▶ [GIVEN INSTRUCTION]
Quote all lines below exactly. Images stay out.

┌──

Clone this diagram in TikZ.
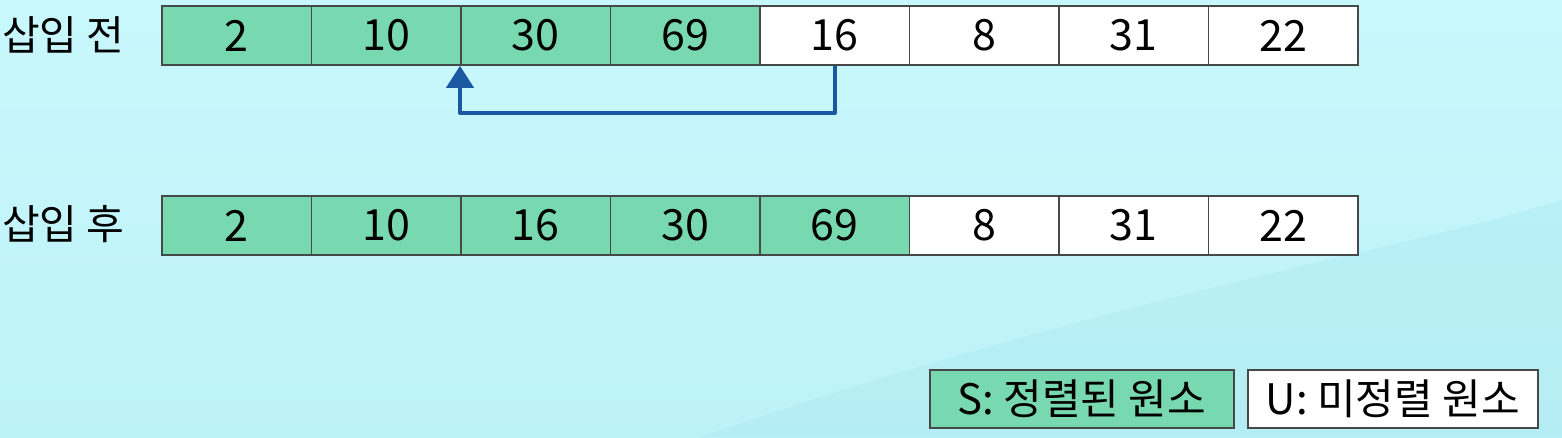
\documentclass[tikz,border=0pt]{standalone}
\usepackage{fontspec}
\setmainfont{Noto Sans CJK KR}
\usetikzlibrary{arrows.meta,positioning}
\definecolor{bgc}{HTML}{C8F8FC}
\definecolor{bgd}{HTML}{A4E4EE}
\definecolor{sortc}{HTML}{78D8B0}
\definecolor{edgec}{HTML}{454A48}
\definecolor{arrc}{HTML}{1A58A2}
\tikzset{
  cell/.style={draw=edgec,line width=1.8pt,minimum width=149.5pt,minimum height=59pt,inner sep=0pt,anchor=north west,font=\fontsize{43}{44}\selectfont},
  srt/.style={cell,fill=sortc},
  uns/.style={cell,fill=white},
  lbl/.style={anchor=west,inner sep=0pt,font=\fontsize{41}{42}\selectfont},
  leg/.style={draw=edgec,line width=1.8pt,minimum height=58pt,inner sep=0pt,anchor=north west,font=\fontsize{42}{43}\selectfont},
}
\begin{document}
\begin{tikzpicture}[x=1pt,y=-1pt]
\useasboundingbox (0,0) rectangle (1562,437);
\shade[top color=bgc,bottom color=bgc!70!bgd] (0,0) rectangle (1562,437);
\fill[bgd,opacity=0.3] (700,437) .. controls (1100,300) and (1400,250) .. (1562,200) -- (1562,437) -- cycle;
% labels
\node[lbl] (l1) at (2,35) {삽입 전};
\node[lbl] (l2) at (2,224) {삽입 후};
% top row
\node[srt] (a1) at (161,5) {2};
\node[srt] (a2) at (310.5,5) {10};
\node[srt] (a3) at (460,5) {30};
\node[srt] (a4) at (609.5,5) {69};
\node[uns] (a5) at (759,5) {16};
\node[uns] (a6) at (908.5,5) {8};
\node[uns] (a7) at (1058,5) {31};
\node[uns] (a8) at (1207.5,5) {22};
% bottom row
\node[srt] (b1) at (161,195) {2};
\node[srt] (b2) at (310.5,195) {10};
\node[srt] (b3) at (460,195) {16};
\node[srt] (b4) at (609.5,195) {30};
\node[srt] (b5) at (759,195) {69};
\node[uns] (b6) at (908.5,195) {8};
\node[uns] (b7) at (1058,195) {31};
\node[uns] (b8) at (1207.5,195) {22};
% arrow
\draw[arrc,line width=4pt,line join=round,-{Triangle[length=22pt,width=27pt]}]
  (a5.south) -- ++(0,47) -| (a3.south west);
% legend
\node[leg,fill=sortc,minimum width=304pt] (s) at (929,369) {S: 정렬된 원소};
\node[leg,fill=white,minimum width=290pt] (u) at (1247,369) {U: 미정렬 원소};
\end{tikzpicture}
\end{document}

└──

▶ [WRITTEN ANSWER]
Clone this diagram in TikZ.
\documentclass[tikz,border=0pt]{standalone}
\usepackage{fontspec}
\setmainfont{Noto Sans CJK KR}
\usetikzlibrary{arrows.meta,positioning}
\definecolor{bgc}{HTML}{C8F8FC}
\definecolor{bgd}{HTML}{A4E4EE}
\definecolor{sortc}{HTML}{78D8B0}
\definecolor{edgec}{HTML}{454A48}
\definecolor{arrc}{HTML}{1A58A2}
\tikzset{
  cell/.style={draw=edgec,line width=1.8pt,minimum width=149.5pt,minimum height=59pt,inner sep=0pt,anchor=north west,font=\fontsize{43}{44}\selectfont},
  srt/.style={cell,fill=sortc},
  uns/.style={cell,fill=white},
  lbl/.style={anchor=west,inner sep=0pt,font=\fontsize{41}{42}\selectfont},
  leg/.style={draw=edgec,line width=1.8pt,minimum height=58pt,inner sep=0pt,anchor=north west,font=\fontsize{42}{43}\selectfont},
}
\begin{document}
\begin{tikzpicture}[x=1pt,y=-1pt]
\useasboundingbox (0,0) rectangle (1562,437);
\shade[top color=bgc,bottom color=bgc!70!bgd] (0,0) rectangle (1562,437);
\fill[bgd,opacity=0.3] (700,437) .. controls (1100,300) and (1400,250) .. (1562,200) -- (1562,437) -- cycle;
% labels
\node[lbl] (l1) at (2,35) {삽입 전};
\node[lbl] (l2) at (2,224) {삽입 후};
% top row
\node[srt] (a1) at (161,5) {2};
\node[srt] (a2) at (310.5,5) {10};
\node[srt] (a3) at (460,5) {30};
\node[srt] (a4) at (609.5,5) {69};
\node[uns] (a5) at (759,5) {16};
\node[uns] (a6) at (908.5,5) {8};
\node[uns] (a7) at (1058,5) {31};
\node[uns] (a8) at (1207.5,5) {22};
% bottom row
\node[srt] (b1) at (161,195) {2};
\node[srt] (b2) at (310.5,195) {10};
\node[srt] (b3) at (460,195) {16};
\node[srt] (b4) at (609.5,195) {30};
\node[srt] (b5) at (759,195) {69};
\node[uns] (b6) at (908.5,195) {8};
\node[uns] (b7) at (1058,195) {31};
\node[uns] (b8) at (1207.5,195) {22};
% arrow
\draw[arrc,line width=4pt,line join=round,-{Triangle[length=22pt,width=27pt]}]
  (a5.south) -- ++(0,47) -| (a3.south west);
% legend
\node[leg,fill=sortc,minimum width=304pt] (s) at (929,369) {S: 정렬된 원소};
\node[leg,fill=white,minimum width=290pt] (u) at (1247,369) {U: 미정렬 원소};
\end{tikzpicture}
\end{document}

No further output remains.